Foreign Affairs Secretary Alan Peter Cayetano on Monday challenged critics to provide evidence that the Duterte administration failed in protecting the country's rights over disputed islands in the South China Sea.

"Ano man ang profession nila (Whatever their profession may be) – justice sila, pulitiko (politician) sila, newsman, journalist – if we lost a single island during Duterte's time, I will pack my bags, go home, and I will not serve the public in any elected or appointed position," Cayetano said in a lengthy speech at his department's flag-raising ceremony.

He said he was reacting to an article he read Sunday, "How many islands do we have?" A column was published on the Philippine Star that day, titled "How many islands does Phl still have?"

Columnist Federico Pascual Jr. said, "A confident China has stepped up its setting up of military installations on artificial islands built in the Philippines' Exclusive Economic Zone with Duterte looking the other way."
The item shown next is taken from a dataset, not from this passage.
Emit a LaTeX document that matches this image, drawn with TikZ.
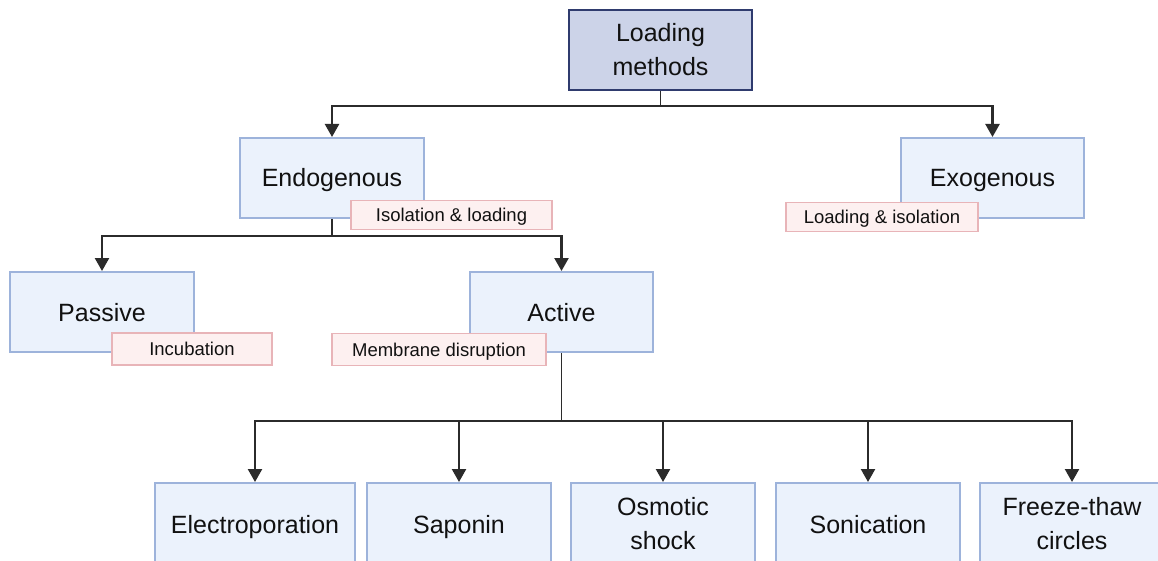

In a landmark ruling on July 2016, the Permanent Court of Arbitration in The Hague awarded to the Philippines areas in the South China Sea that lie within the country's 200-mile exclusive economic zone, based on the United Nations Convention on the Law of the Sea (UNCLOS), an international treaty both the Philippines and China had signed. China has refused to acknowledge the arbitral ruling and continues to claim the South China Sea in its entirety.
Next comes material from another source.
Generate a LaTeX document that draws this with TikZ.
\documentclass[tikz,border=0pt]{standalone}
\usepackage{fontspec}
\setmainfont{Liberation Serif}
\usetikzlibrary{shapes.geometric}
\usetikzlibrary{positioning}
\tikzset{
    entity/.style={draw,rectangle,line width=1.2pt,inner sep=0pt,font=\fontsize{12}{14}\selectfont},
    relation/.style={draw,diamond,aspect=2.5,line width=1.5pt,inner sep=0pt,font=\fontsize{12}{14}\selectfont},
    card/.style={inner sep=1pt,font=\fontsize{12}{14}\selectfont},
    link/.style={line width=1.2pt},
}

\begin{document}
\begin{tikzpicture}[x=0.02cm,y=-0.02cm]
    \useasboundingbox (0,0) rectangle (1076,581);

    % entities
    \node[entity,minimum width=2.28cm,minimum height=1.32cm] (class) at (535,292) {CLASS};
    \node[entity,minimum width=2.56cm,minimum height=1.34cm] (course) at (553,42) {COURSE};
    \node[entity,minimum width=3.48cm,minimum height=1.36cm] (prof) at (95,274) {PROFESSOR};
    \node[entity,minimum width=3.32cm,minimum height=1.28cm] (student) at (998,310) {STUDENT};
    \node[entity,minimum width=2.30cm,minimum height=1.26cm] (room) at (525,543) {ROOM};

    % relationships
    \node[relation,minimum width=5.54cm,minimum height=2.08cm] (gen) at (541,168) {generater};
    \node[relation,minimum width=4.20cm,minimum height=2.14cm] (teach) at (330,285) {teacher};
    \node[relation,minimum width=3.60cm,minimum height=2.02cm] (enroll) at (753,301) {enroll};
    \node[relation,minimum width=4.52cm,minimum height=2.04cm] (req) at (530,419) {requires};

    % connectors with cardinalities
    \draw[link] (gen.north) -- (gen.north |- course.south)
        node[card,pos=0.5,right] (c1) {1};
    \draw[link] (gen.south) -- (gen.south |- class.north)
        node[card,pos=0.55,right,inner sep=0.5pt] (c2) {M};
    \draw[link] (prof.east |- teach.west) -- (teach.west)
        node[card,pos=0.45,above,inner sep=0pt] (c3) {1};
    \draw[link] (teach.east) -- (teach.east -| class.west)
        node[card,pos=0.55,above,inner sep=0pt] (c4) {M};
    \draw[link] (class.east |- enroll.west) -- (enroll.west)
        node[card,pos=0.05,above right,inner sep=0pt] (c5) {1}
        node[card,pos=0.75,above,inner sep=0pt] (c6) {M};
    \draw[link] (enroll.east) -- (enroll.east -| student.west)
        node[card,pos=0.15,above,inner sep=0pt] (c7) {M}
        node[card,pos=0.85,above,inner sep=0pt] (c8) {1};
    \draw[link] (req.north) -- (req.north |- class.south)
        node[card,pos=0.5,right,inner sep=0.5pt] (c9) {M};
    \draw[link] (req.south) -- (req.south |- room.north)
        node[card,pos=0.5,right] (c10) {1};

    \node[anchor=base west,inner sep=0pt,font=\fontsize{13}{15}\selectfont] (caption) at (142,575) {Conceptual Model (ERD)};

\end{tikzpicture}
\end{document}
Alejano: We lost Sandy Cay

Opposition lawmaker Gary Alejano on Tuesday responded to Cayetano's statement, saying the country "lost effective control" on Sandy Cay, a sand bar over 2.5 nautical miles west of Pag-asa Island in the South China Sea.
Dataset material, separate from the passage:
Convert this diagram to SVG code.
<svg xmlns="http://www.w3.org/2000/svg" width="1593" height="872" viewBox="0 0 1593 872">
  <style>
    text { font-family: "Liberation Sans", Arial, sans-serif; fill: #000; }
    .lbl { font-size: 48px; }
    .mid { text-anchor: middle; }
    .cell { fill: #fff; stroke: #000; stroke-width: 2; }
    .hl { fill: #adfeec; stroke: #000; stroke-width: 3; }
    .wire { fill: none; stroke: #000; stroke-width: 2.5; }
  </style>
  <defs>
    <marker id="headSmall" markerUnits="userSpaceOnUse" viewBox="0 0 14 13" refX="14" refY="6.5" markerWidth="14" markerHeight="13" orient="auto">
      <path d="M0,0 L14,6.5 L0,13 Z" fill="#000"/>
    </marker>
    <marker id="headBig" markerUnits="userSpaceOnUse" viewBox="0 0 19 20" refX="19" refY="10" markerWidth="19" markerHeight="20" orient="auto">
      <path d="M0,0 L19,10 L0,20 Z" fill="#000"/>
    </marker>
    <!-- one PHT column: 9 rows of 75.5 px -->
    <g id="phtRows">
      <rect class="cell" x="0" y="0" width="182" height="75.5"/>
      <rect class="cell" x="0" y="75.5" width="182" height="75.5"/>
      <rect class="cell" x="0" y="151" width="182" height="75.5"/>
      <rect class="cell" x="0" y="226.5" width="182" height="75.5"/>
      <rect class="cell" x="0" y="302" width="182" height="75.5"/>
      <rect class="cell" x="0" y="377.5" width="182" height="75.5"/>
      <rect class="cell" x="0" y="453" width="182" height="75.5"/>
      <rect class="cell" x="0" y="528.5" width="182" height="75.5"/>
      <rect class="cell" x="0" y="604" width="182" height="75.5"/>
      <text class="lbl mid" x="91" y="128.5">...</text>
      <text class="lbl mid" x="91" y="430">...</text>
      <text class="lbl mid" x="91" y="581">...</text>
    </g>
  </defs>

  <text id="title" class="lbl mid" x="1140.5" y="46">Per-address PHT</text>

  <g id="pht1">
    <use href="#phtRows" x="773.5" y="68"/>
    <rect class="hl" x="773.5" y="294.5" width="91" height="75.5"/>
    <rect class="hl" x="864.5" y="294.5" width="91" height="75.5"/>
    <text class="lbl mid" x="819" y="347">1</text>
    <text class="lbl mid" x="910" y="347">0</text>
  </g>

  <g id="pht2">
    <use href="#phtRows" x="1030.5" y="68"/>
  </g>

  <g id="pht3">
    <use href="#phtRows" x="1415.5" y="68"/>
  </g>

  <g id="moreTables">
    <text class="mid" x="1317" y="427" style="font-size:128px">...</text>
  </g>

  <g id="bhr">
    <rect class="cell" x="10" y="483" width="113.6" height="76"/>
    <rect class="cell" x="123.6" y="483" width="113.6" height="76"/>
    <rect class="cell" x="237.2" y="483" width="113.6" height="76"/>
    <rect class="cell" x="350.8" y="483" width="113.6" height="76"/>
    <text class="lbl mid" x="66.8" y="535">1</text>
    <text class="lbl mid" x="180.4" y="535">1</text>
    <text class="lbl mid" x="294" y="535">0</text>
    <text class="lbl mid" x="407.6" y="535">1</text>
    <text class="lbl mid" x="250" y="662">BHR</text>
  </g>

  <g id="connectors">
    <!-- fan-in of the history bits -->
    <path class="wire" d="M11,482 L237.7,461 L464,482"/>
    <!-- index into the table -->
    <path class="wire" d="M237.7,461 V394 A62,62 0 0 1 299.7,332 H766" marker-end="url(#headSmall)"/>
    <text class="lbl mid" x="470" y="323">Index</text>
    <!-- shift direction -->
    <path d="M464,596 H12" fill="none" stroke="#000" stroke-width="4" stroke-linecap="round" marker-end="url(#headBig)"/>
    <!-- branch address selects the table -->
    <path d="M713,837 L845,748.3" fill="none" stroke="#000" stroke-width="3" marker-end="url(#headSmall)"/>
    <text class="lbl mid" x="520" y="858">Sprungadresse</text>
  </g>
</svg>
"Secretary Cayetano should be reminded that China seized Sandy Cay during his and Duterte's incumbency," Alejano said in a statement.

Duterte in August 2017 said China has assured him that it will not invade Sandy Cay, amid reports that Chinese vessels are blocking Filipino fishermen there.

Alejano said this is just one case. "In a bigger picture, if our ability to patrol and supply our islands is slowly being diminished, then time will come China will have effective control of the whole West Philippine Sea. We would lose everything."

Cayetano: Gov't protecting country's rights

Cayetano on Monday said not mentioning the words "arbitration award" in public statements is not tantamount to the government not protecting the country's sovereign rights over its EEZ in the West Philippine Sea.

"Lahat ng economic rights ay ipinaglalaban namin (We are fighting for all economic rights)," Cayetano said, mentioning the Filipinos' rights to fish in the area, to secure ecological and environmental protection, right to safe harbor, and oil and gas exploration.

He also reiterated that the government is taking diplomatic actions whenever necessary. Recent Chinese actions on areas within the country's EEZ include the reported presence of two Chinese military planes on Panganiban or Mischief Reef, and China's unveiling of a monument to mark its construction work in Kagitingan or Fiery Cross Reef.

Both are in the contested Spratly Islands in the South China Sea, which is being claimed by the Philippines, China, Vietnam, Taiwan, Malaysia, and Brunei.

Critics have slammed President Duterte's "defeatist" stance on the long-standing maritime dispute. Duterte has repeatedly said the country cannot afford to go to war against China, but has promised to bring up the arbitral ruling with the Asian giant during his term.